# Me or the Slingshot?



## Bucky Webb (Feb 5, 2015)

How do I know if my inaccuracy is me or if it is my slingshot? I am new to shooting slingshots. I am also new to making them. I am shooting a natural fork with 107s a pouch off of a used up daisy tube set. I shoot whatever ammo I have on hand (1/4" steel, .45 lead balls, dollar store marbles, rocks) and am just shooting at cans and bottles from varied distances. I usually get close to the target but still missing more than I'm hitting.


----------



## SteelBallViking (Apr 6, 2014)

Do some research and watch some videos on how to aim, it very well may be in your release technique. Also remember to find a good anchor point and allways draw to the same point for consistency.


----------



## Charles (Aug 26, 2010)

As a beginner, you need to control the variables. Fist settle on one distance ... not too far at first ... maybe 5 meters (or 5 yards). Next, settle on one target type ... probably a soda can or a vegetable can. Then pick one type of ammo ... perhaps 3/8 inch steel.

With all of those variables held constant, you should be able to tell better how to aim. And you will better be able to tell when a miss is your fault. As you gain experience, you can vary the distance, the targets, and the ammo. But that is way too much variation to start with.

By the way ... it is almost never the slingshot. Most likely it is due to lack of experience.

Don't try to fly before you can walk ... you will just get very frustrated.

Cheers .... Charles


----------



## treefork (Feb 1, 2010)

Everybody misses . That's the challenge . More than likely it's you and not the slingshot . I know this because it's me also .


----------



## Bucky Webb (Feb 5, 2015)

Thanks guys. I'll keep at it and do as Charles said and get scientific with it.


----------



## Tentacle Toast (Jan 17, 2013)

LoL, my girl learned REAL quick that she wouldn't like the answere to that question...

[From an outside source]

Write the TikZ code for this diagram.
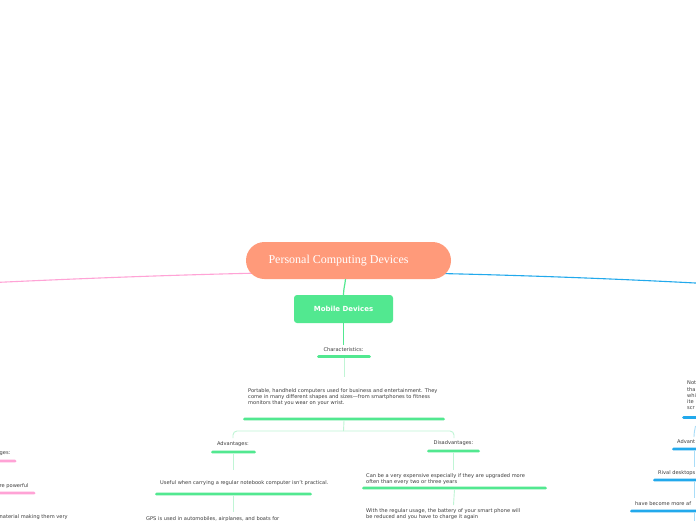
\documentclass[tikz,border=0pt]{standalone}
\usepackage{fontspec}
\setmainfont{DejaVu Sans}
\newfontfamily\titlefont{Liberation Serif}
\definecolor{salmon}{HTML}{FF9A7A}
\definecolor{mgreen}{HTML}{52E890}
\definecolor{lgreen}{HTML}{C0F5D5}
\definecolor{mpink}{HTML}{FFA3D6}
\definecolor{mblue}{HTML}{22A9EC}
\definecolor{lblue}{HTML}{A9DDF8}
\definecolor{txt}{HTML}{3C3C3C}
\tikzset{
  lbl/.style={font=\fontsize{5.1}{6.3}\selectfont, text=txt, inner sep=0pt, align=left},
  barnode/.style={fill=#1, draw=none, minimum height=2.6pt, inner sep=0pt, rounded corners=1.3pt},
  gconn/.style={draw=lgreen, line width=0.9pt},
  bconn/.style={draw=lblue, line width=0.9pt},
  topnode/.style={fill=salmon, draw=none, minimum width=205pt, minimum height=37pt, rounded corners=18.5pt, inner sep=0pt},
  titletext/.style={font=\titlefont\fontsize{12}{14}\selectfont, text=white, inner sep=0pt},
  mobnode/.style={fill=mgreen, draw=none, minimum width=99pt, minimum height=28pt, rounded corners=3pt, inner sep=0pt, text=white, font=\bfseries\fontsize{7}{8}\selectfont},
}
\begin{document}
\begin{tikzpicture}[x=1pt,y=-1pt]
\useasboundingbox (0,0) rectangle (696,520);
\clip (0,0) rectangle (696,520);
\fill[white] (0,0) rectangle (696,520);

% main branch lines
\coordinate (pinkstart) at (262,273);
\coordinate (pinkend) at (-5,282.5);
\coordinate (bluestart) at (440,273.5);
\coordinate (blueend) at (701,283.3);
\draw[mpink, line width=1.1pt] (pinkstart) .. controls (170,275) and (80,278.5) .. (pinkend);
\draw[mblue, line width=1.1pt] (bluestart) .. controls (530,275.5) and (620,279) .. (blueend);

% central topic
\node[topnode] (center) at (348.5,260.5) {};
\node[titletext] (titlelbl) at (338.5,261) {Personal Computing Devices};

% mobile devices
\node[mobnode] (mobile) at (343.5,309) {Mobile Devices};
\coordinate (c1) at (345.5,279);
\draw[mgreen, line width=1.2pt] (c1) to[out=-95,in=90] (mobile.north);

\node[lbl] (charlbl) at (343.5,349.5) {Characteristics:};
\node[barnode=mgreen, minimum width=54pt] (charbar) at (344,356.5) {};
\coordinate (mobend) at (343.5,345);
\draw[mgreen, line width=1.2pt] (mobile.south) -- (mobend);

\node[lbl, anchor=north west] (para) at (248,388.3) {Portable, handheld computers used for business and entertainment. They\\come in many different shapes and sizes\textemdash from smartphones to fitness\\monitors that you wear on your wrist.};
\coordinate (paratop) at (344,377);
\draw[gconn] (charbar.south) -- (paratop);
\node[barnode=mgreen, minimum width=202pt] (parabar) at (344,419) {};

% bracket to advantages / disadvantages
\coordinate (brk) at (343.5,431);
\coordinate (advtop) at (233,438);
\coordinate (distop) at (454,438);
\draw[gconn] (parabar.south) -- (brk);
\draw[gconn, rounded corners=4pt] (advtop) |- (brk) -| (distop);

\node[lbl] (advlbl) at (233,444.5) {Advantages:};
\node[barnode=mgreen, minimum width=45pt] (advbar) at (233.5,452) {};
\node[lbl] (dislbl) at (453.5,443.5) {Disadvantages:};
\node[barnode=mgreen, minimum width=53pt] (disbar) at (453.5,451) {};

\coordinate (a1) at (233.5,470);
\draw[gconn] (advbar.south) -- (a1);
\node[lbl, anchor=west] (useful) at (160,483) {Useful when carrying a regular notebook computer isn't practical.};
\node[barnode=mgreen, minimum width=157pt] (usefulbar) at (233.5,494) {};
\coordinate (a2) at (233.5,512);
\draw[gconn] (usefulbar.south) -- (a2);
\node[lbl, anchor=west] (gps) at (146,519) {GPS is used in automobiles, airplanes, and boats for};

\coordinate (d1) at (453.5,470);
\draw[gconn] (disbar.south) -- (d1);
\node[lbl, anchor=north west] (cost) at (366,473.3) {Can be a very expensive especially if they are upgraded more\\often than every two or three years};
\node[barnode=mgreen, minimum width=185pt] (costbar) at (454.5,488) {};
\coordinate (d2) at (453.5,505);
\draw[gconn] (costbar.south) -- (d2);
\node[lbl, anchor=north west] (battery) at (366,508.3) {With the regular usage, the battery of your smart phone will\\be reduced and you have to charge it again};

% left (pink) branch fragments
\node[lbl, anchor=west] (lg1) at (-0.5,454) {ges:};
\node[barnode=mpink, minimum width=24pt] (lbar1) at (4.5,461) {};
\node[lbl, anchor=west] (lg2) at (-0.5,486) {re powerful};
\node[barnode=mpink, minimum width=43pt] (lbar2) at (14,493) {};
\node[lbl, anchor=west] (lg3) at (-0.5,517.5) {naterial making them very};

% right (blue) branch fragments
\node[lbl, anchor=north west] (rt1) at (687,380.8) {Not\\tha\\whi\\ite\\scr};
\node[barnode=mblue, minimum width=20pt] (rbar1) at (692,417.5) {};
\coordinate (rc1) at (695.5,426);
\coordinate (rc2) at (694,437);
\draw[bconn] (rc1) to[out=-100,in=90] (rc2);
\node[lbl, anchor=west] (rt2) at (677,442) {Advant};
\node[barnode=mblue, minimum width=30pt] (rbar2) at (687,449) {};
\coordinate (rc3) at (694,467);
\draw[bconn] (rbar2.south -| rc3) -- (rc3);
\node[lbl, anchor=west] (rt3) at (658,473) {Rival desktops i};
\node[barnode=mblue, minimum width=50pt] (rbar3) at (678,480) {};
\coordinate (rc4) at (694,498);
\draw[bconn] (rbar3.south -| rc4) -- (rc4);
\node[lbl, anchor=west] (rt4) at (635,504) {have become more af};
\node[barnode=mblue, minimum width=72pt] (rbar4) at (666,511) {};
\coordinate (rc5) at (694,525);
\draw[bconn] (rbar4.south -| rc5) -- (rc5);
\end{tikzpicture}
\end{document}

...but to the point of your inquiry, Charles nailed it. Be consistent with your stance, distance, ammo, & target. Also, for a good number of rounds at least, try to be consistent with where on the target you're trying to hit. If you find, for example, that all of your shots are landing to the upper-right of where you're trying to land them, then it's your shooting technique that is the issue. If, as Charles suggested, you've accounted for all variables, & you're still getting random, off the charts flyers, then it's possible your rig can share some of the blame, too. Check to make sure the forks are even, & both sides of your tubes are even, too. Also, if one fork is higher than the other, & there's no issue on the pouch side, either.

It's tricky because EVERYTHING is new for you, so you're really learning via trial by fire, as it were. Just have fun with it, & don't let yourself get frustrated. This is a very fun activity, but it can be trying, & it does take effort.

Also, please don't hesitate to ask questions. There's not a soul on this forum that doesn't want you to succeed, & we're happy to get you going strong.

By the way, can you post pics of your sling?


----------



## SlingshotBill (May 29, 2014)

Its the indian not the arrow i got the same problem with my whamo sportsman


----------



## Bucky Webb (Feb 5, 2015)

Here is what I'm working with. Just a natural fork with slots.


----------



## Imperial (Feb 9, 2011)

if the pouch is off a daisy tube set get rid of it, i had the same problem till i changed the pouch out for a thinner, smaller, lighter one.


----------



## SlingshotBill (May 29, 2014)

Hey i got an idea try lashing them ott with like light rubber bands and see if there doing the same thing because your forks look a little to narrow for a single slot attachment.


----------



## slingprincess (Feb 1, 2013)

I learned when I shot archery, shoot the same way every time and adjust your sights to match. With a slingshot I shoot the same way and adjust how I aim for each individual slingshot.

Sent from my iPhone using Tapatalk


----------



## Imperial (Feb 9, 2011)

slingprincess said:


> I learned when I shot archery, shoot the same way every time and adjust your sights to match. With a slingshot I shoot the same way and adjust how I aim for each individual slingshot.
> 
> Sent from my iPhone using Tapatalk


bingo! once you establish a consistant anchor, the rest falls into place a lot easier.


----------



## Byudzai (Aug 31, 2013)

If you haven't watched the videos on Bill Hays' site, start there. He gives you an amazing amount of groundwork.


----------